> What needs to be done:
Please print exactly the lines below, from the start of the material up to and including the line with "(cult) at (308,157)", but none of the pictures.

> Collected material:
· · · ·
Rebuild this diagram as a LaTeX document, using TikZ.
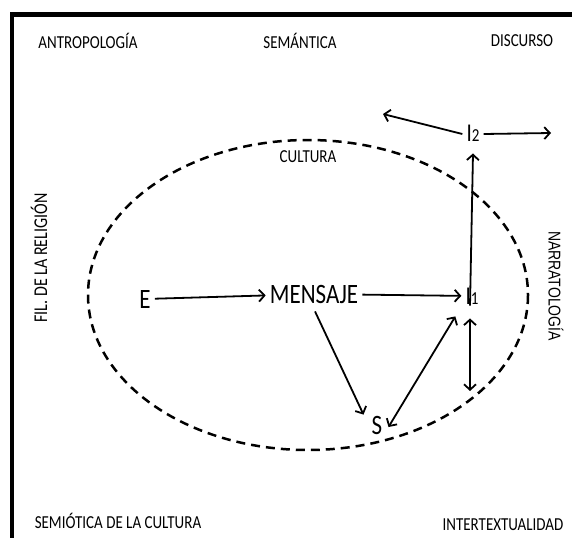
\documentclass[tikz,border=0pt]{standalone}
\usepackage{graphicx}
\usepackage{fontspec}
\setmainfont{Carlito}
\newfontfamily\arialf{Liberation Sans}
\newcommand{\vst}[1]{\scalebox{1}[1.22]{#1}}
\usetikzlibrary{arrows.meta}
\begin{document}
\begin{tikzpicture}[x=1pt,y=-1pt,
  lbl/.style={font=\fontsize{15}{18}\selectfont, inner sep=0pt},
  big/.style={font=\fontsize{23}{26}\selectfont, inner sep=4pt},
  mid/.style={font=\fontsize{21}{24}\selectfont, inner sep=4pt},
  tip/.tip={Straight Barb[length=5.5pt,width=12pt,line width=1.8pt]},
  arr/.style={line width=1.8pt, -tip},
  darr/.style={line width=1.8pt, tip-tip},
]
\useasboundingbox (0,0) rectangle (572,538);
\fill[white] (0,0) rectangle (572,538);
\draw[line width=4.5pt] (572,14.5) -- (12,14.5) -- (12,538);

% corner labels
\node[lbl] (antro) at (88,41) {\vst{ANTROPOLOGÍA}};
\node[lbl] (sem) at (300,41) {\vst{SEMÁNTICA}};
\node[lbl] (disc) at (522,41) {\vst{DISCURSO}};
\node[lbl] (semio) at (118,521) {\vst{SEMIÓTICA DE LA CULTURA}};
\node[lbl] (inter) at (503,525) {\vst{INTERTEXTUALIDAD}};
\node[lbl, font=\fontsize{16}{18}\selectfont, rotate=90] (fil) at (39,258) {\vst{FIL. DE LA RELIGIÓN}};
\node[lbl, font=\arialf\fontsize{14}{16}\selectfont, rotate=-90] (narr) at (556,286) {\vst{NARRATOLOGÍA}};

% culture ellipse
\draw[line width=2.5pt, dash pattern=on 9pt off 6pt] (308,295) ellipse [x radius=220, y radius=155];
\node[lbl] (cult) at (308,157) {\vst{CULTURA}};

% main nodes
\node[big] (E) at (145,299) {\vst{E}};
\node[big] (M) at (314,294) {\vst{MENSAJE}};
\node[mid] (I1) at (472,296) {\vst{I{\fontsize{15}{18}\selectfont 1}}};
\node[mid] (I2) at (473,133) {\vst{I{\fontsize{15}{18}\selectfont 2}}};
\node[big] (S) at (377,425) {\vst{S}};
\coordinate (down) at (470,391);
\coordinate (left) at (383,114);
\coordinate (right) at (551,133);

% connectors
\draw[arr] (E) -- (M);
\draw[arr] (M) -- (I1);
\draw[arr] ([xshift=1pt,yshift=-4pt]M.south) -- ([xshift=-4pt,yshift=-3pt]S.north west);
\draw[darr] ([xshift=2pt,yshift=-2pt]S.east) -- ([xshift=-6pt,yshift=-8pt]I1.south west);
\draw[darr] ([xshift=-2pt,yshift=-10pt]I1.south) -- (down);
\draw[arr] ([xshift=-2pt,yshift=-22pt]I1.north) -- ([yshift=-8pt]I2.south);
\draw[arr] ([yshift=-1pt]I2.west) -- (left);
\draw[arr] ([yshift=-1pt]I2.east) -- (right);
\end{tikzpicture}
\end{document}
· · · ·
> Finished answer:
Rebuild this diagram as a LaTeX document, using TikZ.
\documentclass[tikz,border=0pt]{standalone}
\usepackage{graphicx}
\usepackage{fontspec}
\setmainfont{Carlito}
\newfontfamily\arialf{Liberation Sans}
\newcommand{\vst}[1]{\scalebox{1}[1.22]{#1}}
\usetikzlibrary{arrows.meta}
\begin{document}
\begin{tikzpicture}[x=1pt,y=-1pt,
  lbl/.style={font=\fontsize{15}{18}\selectfont, inner sep=0pt},
  big/.style={font=\fontsize{23}{26}\selectfont, inner sep=4pt},
  mid/.style={font=\fontsize{21}{24}\selectfont, inner sep=4pt},
  tip/.tip={Straight Barb[length=5.5pt,width=12pt,line width=1.8pt]},
  arr/.style={line width=1.8pt, -tip},
  darr/.style={line width=1.8pt, tip-tip},
]
\useasboundingbox (0,0) rectangle (572,538);
\fill[white] (0,0) rectangle (572,538);
\draw[line width=4.5pt] (572,14.5) -- (12,14.5) -- (12,538);

% corner labels
\node[lbl] (antro) at (88,41) {\vst{ANTROPOLOGÍA}};
\node[lbl] (sem) at (300,41) {\vst{SEMÁNTICA}};
\node[lbl] (disc) at (522,41) {\vst{DISCURSO}};
\node[lbl] (semio) at (118,521) {\vst{SEMIÓTICA DE LA CULTURA}};
\node[lbl] (inter) at (503,525) {\vst{INTERTEXTUALIDAD}};
\node[lbl, font=\fontsize{16}{18}\selectfont, rotate=90] (fil) at (39,258) {\vst{FIL. DE LA RELIGIÓN}};
\node[lbl, font=\arialf\fontsize{14}{16}\selectfont, rotate=-90] (narr) at (556,286) {\vst{NARRATOLOGÍA}};

% culture ellipse
\draw[line width=2.5pt, dash pattern=on 9pt off 6pt] (308,295) ellipse [x radius=220, y radius=155];
\node[lbl] (cult) at (308,157) {\vst{CULTURA}};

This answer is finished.